The senator highlighted the contrast between the Republican-run Georgia state government’s haste to pass laws that would restrict voting access and its inactivity on gun reforms.
“This shooter was able to kill all of these folks the same day he purchased a firearm. But right now what is our legislature doing? They’re busy under the gold dome here in Georgia trying to prevent people from being able to vote the same day they register,” Mr Warnock said.
“I think that suggests a distortion of values — when you can buy a gun and create this much carnage and violence on the same day, but if you want to exercise your right to vote as an American citizen the same legislature that should be focused on this is busy erecting barriers to that constitutional right.”
The shooting in Atlanta has brought the rise in anti-Asian American violence into the national spotlight in recent days.
Following a week of rallies and vigils across the country, an emotional hearing in Congress, and remarks to the nation from Atlanta delivered by Joe Biden and Kamala Harris, hundreds of people gathered on Saturday for a “Stop Asian Hate” rally steps away from Georgia’s State Capitol building.
Bee Nguyen, the first Vietnamese American elected to Georgia’s House of Representatives, said that the victims had “no one in their community to watch their back … and we are left with deep grief and rage and sorrow.”
The suspect in the shooting, Robert Aaron Long, who is white, has been charged with multiple counts of murder and one count of assault.
He has admitted to authorities that he was the shooter, claiming he viewed it as an attempt to purge his “sexual addiction.”
Advocates have said Mr Long’s case enmeshes violent misogyny with racist tropes of sexualising Asian women.
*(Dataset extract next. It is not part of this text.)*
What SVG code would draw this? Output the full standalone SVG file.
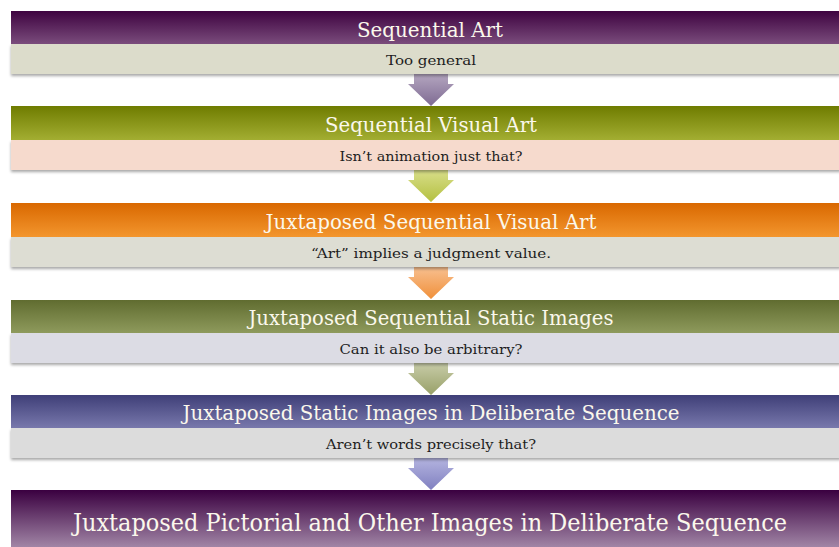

While Mr Biden and the White House have said little about the need for broad gun control reform in the days since the shooting, the president’s former boss, Barack Obama, forcefully demanded restrictions.
“Yesterday’s shootings are another tragic reminder that we have far more work to do to put in place commonsense gun safety laws and root out the pervasive patterns of hatred and violence in our society,” Mr Obama tweeted.